Machines eligible for downgrade

Computers supplied with a Windows 7 Professional or Ultimate license (ie an “OEM” copy) can be legally downgraded to any previous Windows Professional OS (ie NT4, Win2K, XP Pro, Vista Business).

Where can I get an XP disc?

You will need a generic Windows XP disc from another machine to install. We can no longer supply XP discs.

Installing XP Pro and obtaining a key

Windows activation screen

Boot from your XP disc and install as normal; if you get a “Blue Screen of Death” on first boot, don’t panic and please see the section on installing on SATA machines below.

When asked for a license key, enter one from another of your machines (don’t worry – we’ll change it shortly) and proceed with the install

When you reach the activation screen, select “Activate by telephone” and dial the 0800 number on the screen.
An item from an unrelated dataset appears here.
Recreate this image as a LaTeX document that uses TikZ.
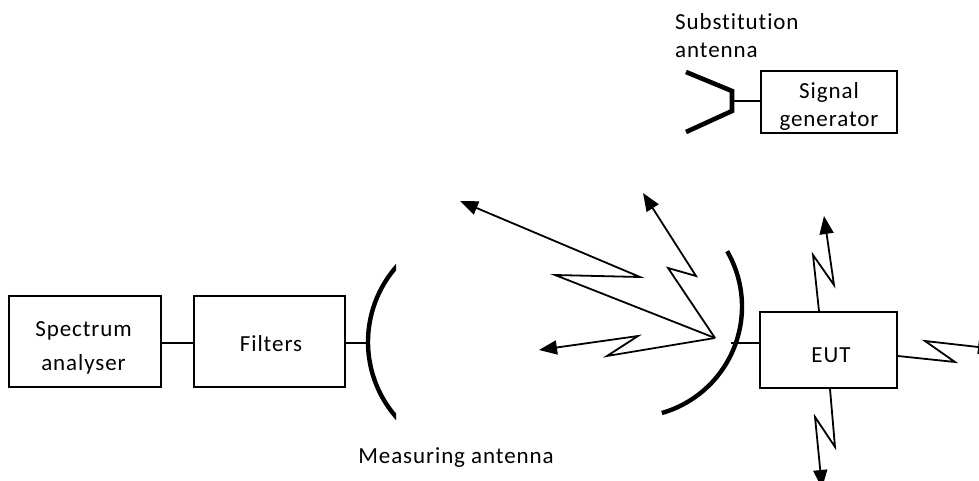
\documentclass[tikz,border=0pt]{standalone}
\usepackage{fontspec}
\setmainfont[LetterSpace=4,Ligatures={NoCommon,NoRequired,NoContextual},RawFeature={-liga;-dlig;-clig}]{Carlito}
\usetikzlibrary{arrows.meta}
\tikzset{
  block/.style={draw=black,line width=1.8pt,fill=white,inner sep=0pt,align=center,font=\fontsize{23}{28}\selectfont},
  label/.style={inner sep=0pt,font=\fontsize{23}{28}\selectfont},
  wire/.style={draw=black,line width=1.7pt},
  dish/.style={draw=black,line width=4.4pt},
  ray/.style={draw=black,line width=1.8pt,line join=miter,-{Triangle[length=18pt,width=14pt]}}
}
\begin{document}
\begin{tikzpicture}[x=1pt,y=-1pt]
\useasboundingbox (0,0) rectangle (979,481);
\clip (0,0) rectangle (979,481);
% blocks
\node[block,minimum width=152pt,minimum height=91pt,font=\fontsize{23}{34}\selectfont] (sa) at (85,341.5) {\rule{0pt}{28pt}\hspace*{-3pt}Spectrum\\\hspace*{-3pt}analyser};
\node[block,minimum width=151pt,minimum height=91pt] (fi) at (269.5,341.5) {\rule{0pt}{20pt}\hspace*{3pt}Filters};
\node[block,minimum width=137pt,minimum height=76pt] (eut) at (828.5,350) {\rule{0pt}{25pt}\hspace*{5pt}EUT};
\node[block,minimum width=136pt,minimum height=62pt] (sg) at (829,102) {};
\node[label,align=center] (sgtext) at (829,106) {Signal\\generator};
% labels
\node[label,align=left,anchor=west] (sublabel) at (675,36) {Substitution\\antenna};
\node[label] (measlabel) at (456,458) {Measuring antenna};
% dishes
\begin{scope}
\clip (300,240) rectangle (396,440);
\draw[dish] plot[smooth,samples=40,domain=130:230] ({482+114*cos(\x)},{342+114*sin(\x)});
\end{scope}
\draw[dish] plot[smooth,samples=40,domain=-30:74] ({631.3+110.7*cos(\x)},{306.6+110.7*sin(\x)});
\coordinate (leftdish) at (368,343);
\coordinate (rightdish) at (731,343);
% wires
\draw[wire] (sa.east |- 0,343) -- (fi.west |- 0,343);
\draw[wire] (fi.east |- 0,343) -- (leftdish);
\draw[wire] (rightdish) -- (eut.west |- rightdish);
% horn
\coordinate (hornA) at (686,72);
\coordinate (hornB) at (732,91);
\coordinate (hornC) at (732,111);
\coordinate (hornD) at (686,132);
\draw[dish,line join=miter,line width=4.6pt] (hornA) -- (hornB) -- (hornC) -- (hornD);
\coordinate (hornfeed) at (732,101);
\draw[wire] (hornfeed) -- (sg.west |- hornfeed);
% rays from the receiving dish
\coordinate (feed) at (715,338);
\coordinate (a1) at (555,275); \coordinate (a2) at (640,277); \coordinate (a3) at (460,201);
\coordinate (b1) at (668,268); \coordinate (b2) at (696,276); \coordinate (b3) at (643,193);
\coordinate (c1) at (607,356); \coordinate (c2) at (638,336); \coordinate (c3) at (539,350);
\draw[ray] (feed) -- (a1) -- (a2) -- (a3);
\draw[ray] (feed) -- (b1) -- (b2) -- (b3);
\draw[ray] (feed) -- (c1) -- (c2) -- (c3);
% rays from the EUT
\coordinate (d1) at (813,255); \coordinate (d2) at (834,285); \coordinate (d3) at (824,216);
\coordinate (e1) at (955,362); \coordinate (e2) at (925,341); \coordinate (e3) at (996,349);
\coordinate (f1) at (835,447); \coordinate (f2) at (815,417); \coordinate (f3) at (822,488);
\draw[ray] ([xshift=-9.5pt]eut.north) -- (d1) -- (d2) -- (d3);
\draw[ray] ([yshift=-6pt]eut.east) -- (e1) -- (e2) -- (e3);
\draw[ray] ([xshift=1.5pt]eut.south) -- (f1) -- (f2) -- (f3);
\end{tikzpicture}
\end{document}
Press the option given to speak to a customer service rep. When they answer, tell them you’re downgrading from Windows 7 to XP Pro and read them the Windows 7 key. They will then give you another code to type in to the machine and you will be up and running.

Installing Windows XP on SATA Laptops and Desktops

A typical BIOS AHCI mode option

With many Windows XP discs now being over 5 years old, it is unlikely that it will contain the drivers for your SATA controller, without which it is not possible to install. Although it is possible to load the drivers using F6 on boot, PC makers are aware of this issue and have supplied an easy workaround.

Before installation, enter the BIOS setup screen, normally by pressing DEL on boot (some machines may require F2, INS or F12 to be pressed instead). Look for an option called “Configure SATA as” or “SATA mode” or “AHCI mode”. Change this setting to “IDE” or “ATA emulation”. This will cause the SATA controller to emulate an older IDE interface making the drives available to XP.

When you have finished installing the machine, install the SATA drivers and return to the BIOS. Change the setting back to “AHCI” and reboot. You will have access to your drives at full speed.